I Don’t Know Anymore…

I’m honestly at my ropes end right now with my girlfriend. I’m not even so sure if I want to continue this relationship because of how stressful it is and it just isn’t any good on my health. Perhaps that sounds a bit melodramatic, but I’ve had plenty of time for me to think about how I feel and I can say that the feeling is right. She and I have been together for three months and I’ve always been a walking doormat to people, I recently showed some spine and cut two people out of my life because of their treatment of me. At first, I believed that my girlfriend could do no wrong, after all, she is the person I love with all my heart and it’s no use loving people if you can’t love their flaws too.

However, I think that once again I’ve been much to lenient with how I feel about the things that she does. For some, it seems like little things, but for me the little things matter. It’s nothing like she didn’t say hello to me one morning or anything like that, so there’s that. To put it simply, I’ll bullet list it.

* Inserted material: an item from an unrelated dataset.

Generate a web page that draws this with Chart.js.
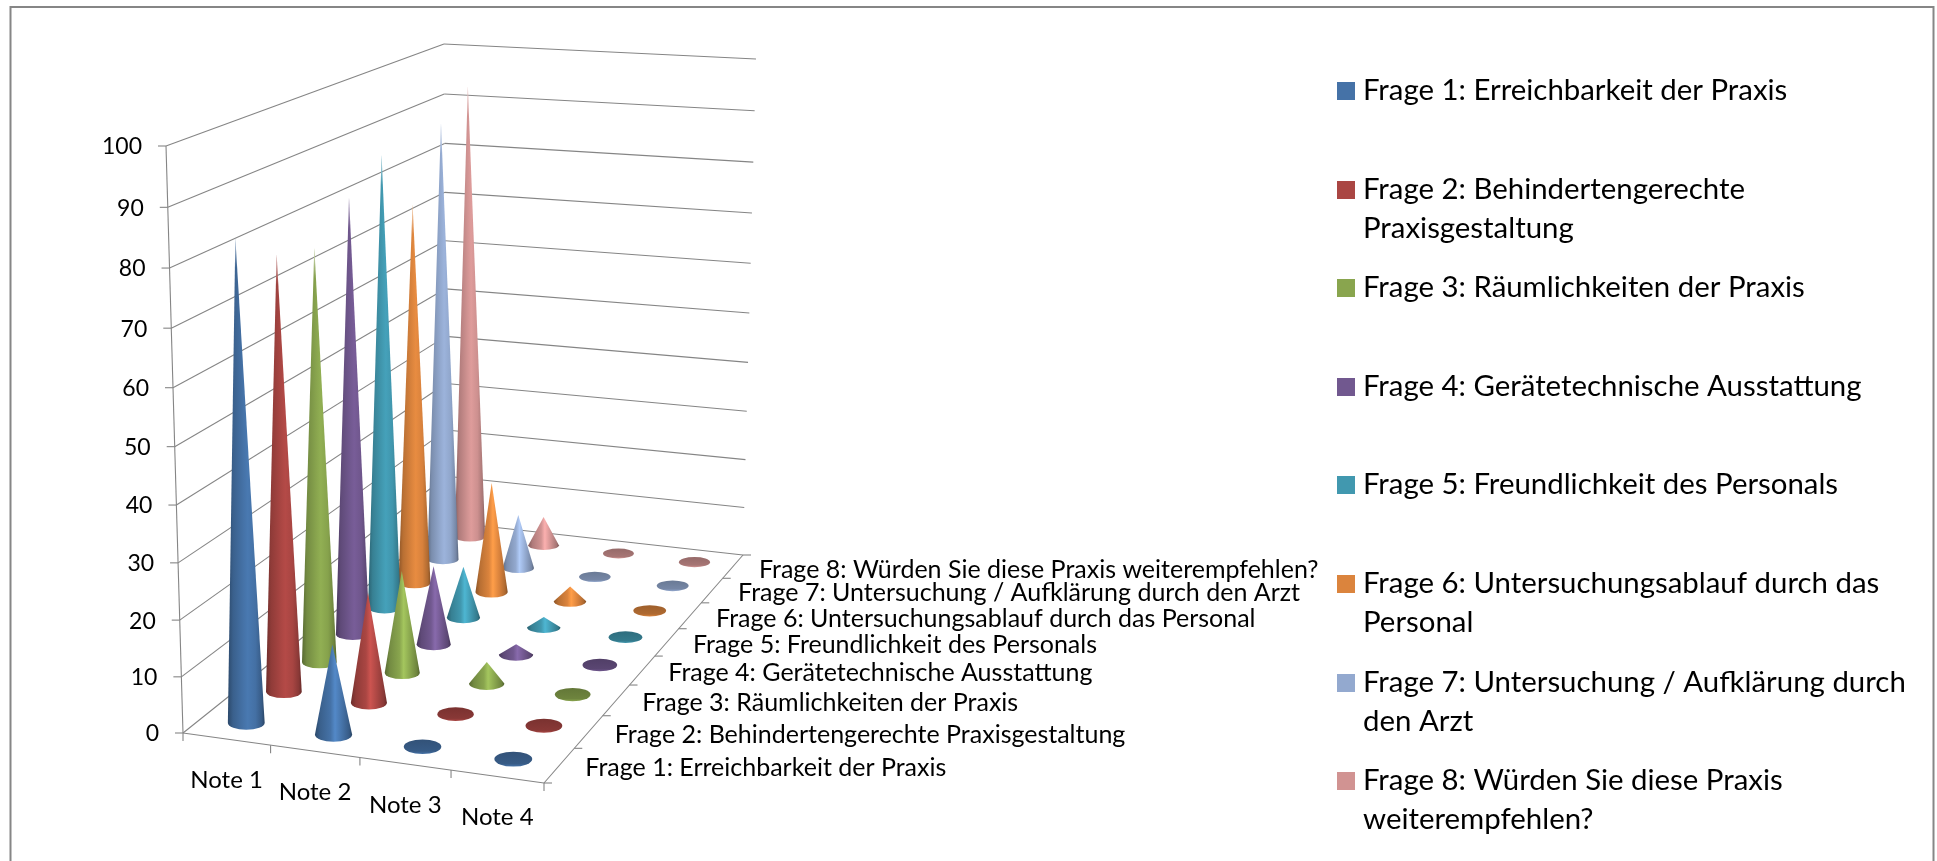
<!DOCTYPE html>
<html lang="de">
<head>
    <meta charset="UTF-8">
    <title>Frage / Note</title>
    <script src="https://cdn.jsdelivr.net/npm/chart.js"></script>
    <style>
        html, body { margin: 0; padding: 0; background: #fff; }
        canvas { display: block; }
    </style>
</head>
<body>
<canvas id="coneChart" width="1937" height="861"></canvas>
<script>
    const noten = ['Note 1', 'Note 2', 'Note 3', 'Note 4'];
    const fragen = [
        'Frage 1: Erreichbarkeit der Praxis',
        'Frage 2: Behindertengerechte Praxisgestaltung',
        'Frage 3: Räumlichkeiten der Praxis',
        'Frage 4: Gerätetechnische Ausstattung',
        'Frage 5: Freundlichkeit des Personals',
        'Frage 6: Untersuchungsablauf durch das Personal',
        'Frage 7: Untersuchung / Aufklärung durch den Arzt',
        'Frage 8: Würden Sie diese Praxis weiterempfehlen?'
    ];
    const frage1 = [84, 16, 0, 0];
    const frage2 = [78, 20, 0, 0];
    const frage3 = [76, 19, 4, 0];
    const frage4 = [82, 15, 2, 0];
    const frage5 = [87, 10, 2, 0];
    const frage6 = [75, 22, 3, 0];
    const frage7 = [88, 11, 0, 0];
    const frage8 = [93, 6, 0, 0];
    const werte = [frage1, frage2, frage3, frage4, frage5, frage6, frage7, frage8];
    const farben = ['#4572A7', '#AA4643', '#89A54E', '#71588F', '#4198AF', '#DB843D', '#93A9CF', '#D19392'];

    // corners of the 3D box on the page: floor and top plane
    const boxFloor = [[183, 733], [544, 783], [447, 522], [743, 555]];
    const boxTop = [[166, 146], [561, 177], [444, 44], [756, 59]];
    const gridColor = '#858585';
    const fontName = 'Lato, "Open Sans", sans-serif';

    // legend rows: y of each swatch centre
    const legendX = 1337;
    const legendRows = [91, 190, 288, 387, 485, 584, 683, 781];

    function quadMap(c) {
        const [p00, p10, p01, p11] = c;
        const dx1 = p10[0] - p11[0], dx2 = p01[0] - p11[0], sx = p00[0] - p10[0] + p11[0] - p01[0];
        const dy1 = p10[1] - p11[1], dy2 = p01[1] - p11[1], sy = p00[1] - p10[1] + p11[1] - p01[1];
        const den = dx1 * dy2 - dx2 * dy1;
        const g = (sx * dy2 - dx2 * sy) / den;
        const h = (dx1 * sy - sx * dy1) / den;
        return (u, v) => {
            const w = 1 + g * u + h * v;
            return [
                ((p10[0] - p00[0] + g * p10[0]) * u + (p01[0] - p00[0] + h * p01[0]) * v + p00[0]) / w,
                ((p10[1] - p00[1] + g * p10[1]) * u + (p01[1] - p00[1] + h * p01[1]) * v + p00[1]) / w,
                w
            ];
        };
    }
    const floorMap = quadMap(boxFloor);
    const topMap = quadMap(boxTop);

    // u, v, t are 0..1 along note axis, question axis and value axis
    function project(u, v, t) {
        const f = floorMap(u, v), c = topMap(u, v);
        const s = t / (1.05 - 0.05 * t);
        return [f[0] + (c[0] - f[0]) * s, f[1] + (c[1] - f[1]) * s, f[2]];
    }

    function scaleFractions(chart, noteIndex, frageIndex, value) {
        const s = chart.scales;
        return [
            (s.x.getPixelForValue(noteIndex) - s.x.left) / s.x.width,
            (s.depth.getPixelForValue(frageIndex) - s.depth.left) / s.depth.width,
            (s.y.bottom - s.y.getPixelForValue(value)) / s.y.height
        ];
    }

    function shade(hex, k) {
        const n = parseInt(hex.slice(1), 16);
        const c = [n >> 16, (n >> 8) & 255, n & 255].map(v => Math.min(255, Math.round(v * k)));
        return `rgb(${c[0]},${c[1]},${c[2]})`;
    }

    function drawCone(ctx, chart, i, j, value, color) {
        const [u, v, t] = scaleFractions(chart, i, j, value);
        const base = project(u, v, 0);
        const rx = 18.6 / base[2], ry = 7.2 / (base[2] * base[2]);

        if (value === 0) {
            const g = ctx.createLinearGradient(0, base[1] - ry, 0, base[1] + ry);
            g.addColorStop(0, shade(color, 0.72));
            g.addColorStop(0.8, shade(color, 0.8));
            g.addColorStop(1, shade(color, 1.0));
            ctx.fillStyle = g;
            ctx.beginPath();
            ctx.ellipse(base[0], base[1], rx, ry, 0, 0, Math.PI * 2);
            ctx.fill();
            return;
        }

        const tip = project(u, v, t);
        const light = t > 0.5 ? 1.06 : 1.2;
        const g = ctx.createLinearGradient(base[0] - rx, 0, base[0] + rx, 0);
        g.addColorStop(0, shade(color, 0.64));
        g.addColorStop(0.14, shade(color, 0.84));
        g.addColorStop(0.42, shade(color, 1.0));
        g.addColorStop(0.54, shade(color, light));
        g.addColorStop(0.75, shade(color, 0.98));
        g.addColorStop(0.92, shade(color, 0.8));
        g.addColorStop(1, shade(color, 0.6));

        ctx.beginPath();
        ctx.moveTo(tip[0], tip[1]);
        ctx.lineTo(base[0] + rx, base[1]);
        ctx.ellipse(base[0], base[1], rx, ry, 0, 0, Math.PI);
        ctx.closePath();
        ctx.fillStyle = g;
        ctx.fill();

        // the tip of the tall cones fades out in the original
        if (t > 0.5) {
            const fade = ctx.createLinearGradient(0, tip[1], 0, tip[1] + 30);
            fade.addColorStop(0, 'rgba(255,255,255,0.7)');
            fade.addColorStop(1, 'rgba(255,255,255,0)');
            ctx.fillStyle = fade;
            ctx.fill();
        }
    }

    class ConeController extends Chart.BarController {
        draw() {
            const ctx = this.chart.ctx;
            const color = this.getDataset().backgroundColor;
            ctx.save();
            this.getMeta().data.forEach((el, i) => {
                drawCone(ctx, this.chart, i, this.index, this.getParsed(i).y, color);
            });
            ctx.restore();
        }
    }
    ConeController.id = 'cone3d';
    ConeController.defaults = Chart.BarController.defaults;
    ConeController.overrides = Chart.BarController.overrides;
    Chart.register(ConeController);

    function line(ctx, a, b) {
        ctx.beginPath();
        ctx.moveTo(a[0], a[1]);
        ctx.lineTo(b[0], b[1]);
        ctx.stroke();
    }

    const boxPlugin = {
        id: 'box3d',
        beforeDatasetsDraw(chart) {
            const ctx = chart.ctx;
            const yScale = chart.scales.y;
            ctx.save();
            // outer frame, runs off the bottom of the picture
            ctx.strokeStyle = '#868686';
            ctx.lineWidth = 2;
            ctx.strokeRect(10.5, 7, 1923, 900);

            ctx.strokeStyle = gridColor;
            ctx.lineWidth = 1.1;
            yScale.ticks.forEach(tick => {
                const t = (yScale.bottom - yScale.getPixelForValue(tick.value)) / yScale.height;
                line(ctx, project(0, 0, t), project(0, 1, t));
                line(ctx, project(0, 1, t), project(1, 1, t));
                const p = project(0, 0, t);
                line(ctx, [p[0] - 8, p[1]], p);
            });
            line(ctx, project(0, 0, 0), project(0, 0, 1));
            line(ctx, project(0, 0, 0), project(1, 0, 0));
            line(ctx, project(1, 0, 0), project(1, 1, 0));
            for (let i = 0; i <= noten.length; i++) {
                const p = project(i / noten.length, 0, 0);
                line(ctx, p, [p[0], p[1] + 8]);
            }
            for (let j = 0; j <= fragen.length; j++) {
                const p = project(1, j / fragen.length, 0);
                line(ctx, p, [p[0] + 8, p[1]]);
            }
            ctx.restore();
        },
        afterDatasetsDraw(chart) {
            const ctx = chart.ctx;
            const s = chart.scales;
            ctx.save();
            ctx.fillStyle = '#000';
            ctx.textBaseline = 'middle';

            // value axis
            ctx.font = `23px ${fontName}`;
            ctx.textAlign = 'right';
            s.y.ticks.forEach(tick => {
                const t = (s.y.bottom - s.y.getPixelForValue(tick.value)) / s.y.height;
                const p = project(0, 0, t);
                ctx.fillText(tick.label, p[0] - 16 - 8, p[1] + 1);
            });

            // note axis
            ctx.font = `24px ${fontName}`;
            ctx.textAlign = 'center';
            noten.forEach((label, i) => {
                const [u] = scaleFractions(chart, i, 0, 0);
                const p = project(u, 0, 0);
                ctx.fillText(label, p[0], p[1] + 41);
            });

            // question axis
            ctx.font = `25px ${fontName}`;
            ctx.textAlign = 'left';
            fragen.forEach((label, j) => {
                const [, v] = scaleFractions(chart, 0, j, 0);
                const p = project(1, v, 0);
                ctx.fillText(label, p[0] + 26, p[1] + 3);
            });

            // legend
            ctx.font = `29.4px ${fontName}`;
            chart.data.datasets.forEach((ds, j) => {
                const y = legendRows[j];
                ctx.fillStyle = ds.backgroundColor;
                ctx.fillRect(legendX, y - 9, 18, 18);
                ctx.fillStyle = '#000';
                let row = '', lineNo = 0;
                ds.label.split(' ').forEach(word => {
                    const next = row ? row + ' ' + word : word;
                    if (ctx.measureText(next).width > 552) {
                        ctx.fillText(row, legendX + 26, y + lineNo * 39);
                        lineNo++;
                        row = word;
                    } else {
                        row = next;
                    }
                });
                ctx.fillText(row, legendX + 26, y + lineNo * 39);
            });
            ctx.restore();
        }
    };

    new Chart(document.getElementById('coneChart').getContext('2d'), {
        type: 'cone3d',
        data: {
            labels: noten,
            datasets: fragen.map((name, j) => ({
                label: name,
                data: werte[j],
                backgroundColor: farben[j]
            }))
        },
        options: {
            responsive: false,
            animation: false,
            events: [],
            plugins: { legend: { display: false }, tooltip: { enabled: false } },
            scales: {
                x: { type: 'category', offset: true, display: false },
                depth: { type: 'category', axis: 'x', labels: fragen, offset: true, display: false, ticks: { autoSkip: false } },
                y: { type: 'linear', min: 0, max: 100, display: false, ticks: { stepSize: 10 } }
            }
        },
        plugins: [boxPlugin]
    });
</script>
</body>
</html>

-Gets angry at me for raising my voice in the slightest because it triggers her, but has no problem yelling at me over stupid things

-When I try to tell her about my feelings she’ll literally just tell me to get over it like it’s nothing. Does she really think that “Get over it” is going to fix 10+ years of trauma and damage?

-When I try to talk she always interrupts me, but when I do it she gets upset and says it triggers her because she feels she isn’t being heard

-I know for a fact that she thinks I’m stupid. How do I know this? Because she has said to me “I’m use to being the smart one in the relationship anyway.” and when I got angry about it she said “What? I’m just saying the truth”

-We got into a big argument where I wanted to leave behind a group of people and what we use to do because I personally was tired of it. She then proceeded to get upset because I wasn’t doing what she told me to do, used my made family and children against me, and wouldn’t shut up about the situation and blamed her panic attacks on me

-I can’t tell her she’s doing anything wrong because if I do it ends up in a relationship, but she can do it to me no problem

-She’s just so damn disrespectful! I tried to defend her against my family and she told me to shut up! Not only that, when I was talking with someone she had the nerve to kick me and get surprised when I reacted badly to it, like I was suppose to be okay with the fact she just hit me to get my attention instead of acting like an adult and tapping my shoulder or calling my name. She does the same shit to her family where she’s extremely rude to them and then tries to make it better by saying it’s because they abused her when she was younger. I was abused by my family too, I still am, but you don’t see me talking to them like they’re beneath me, like they’re the child and I’m the adult

-The way that she talks to my Niece irritates me to no end. My niece’s car seat moved and touched her because my step dad turned, and with anger and malice she said “____, stop touching me.”, and both my niece and I said it was just th

-The way that she talks to my niece irritates me to no end. My niece’s car seat moved and touched her because my step dad turned, and with anger and malice she said “____, stop touching me.”, and both my niece and I said it was just the chair. Now mind you, she’s only five, she shouldn’t have to justify herself to someone who doesn’t even live with us, and defiantly with a face that says that the voice my girlfriend used scared her

-She uses the “You won’t hurt me, you love me too much” way to often in my opinion. If she hits me again, I hope she knows that tough love is a thing and I’m not afraid of hitting her.

-I can buy something or make something and know that it belongs to me, but she doesn’t listen to me when she’s over at my house. For instance
-I have a mud mask that cost me over $17, I told her not to touch it but next thing I know she has it on her face and is asking me how long to keep it on.
-I told her not to touch the laundry I was drying because I’m allergic to animal dander and she had yet to take a shower to get rid of it
-I wrote a story and showed it to her, I like it when things are finished and it was still in the works, I had to fucking argue with her for close to half an hour just for her to listen to me when I asked her to delete what I sent her so I could finish and send her the finish version

-She always has something to say about the things I do but gets mad at me when I say something about the things she does. She’s extremely bossy to boot and in my opinion it isn’t cute.

There’s plenty more to tell about but I’m so tired, I just wish she would stop. I’m at my ropes end with her, and I really hope that she doesn’t keep pushing my buttons because I’m really close to loosing my shit and just going off on her.

Ranting

COMMENT

  1. Anonymous says:

    She abusive. Period. No amount of sympathy for why that’s true will take it away and no one should suffer abuse on the assumption that it will just get better by itself. And she just sounds like a total asshole too. Someone with such a fragile ego that they put themselves above others. You know that. The real question is why you stay with an abuser. The issue isn’t her, but you. You say you are ‘close’ to caring enough about your feelings to express them as though your feelings hardly matter. You sound like a submissive in a dom/sub relationship. But that’s supposed to be voluntary. If she’s paying your rent, just admit that you are suffering abuse for money. Otherwise, love yourself enough to just walk away. Good sex isn’t worth any of that.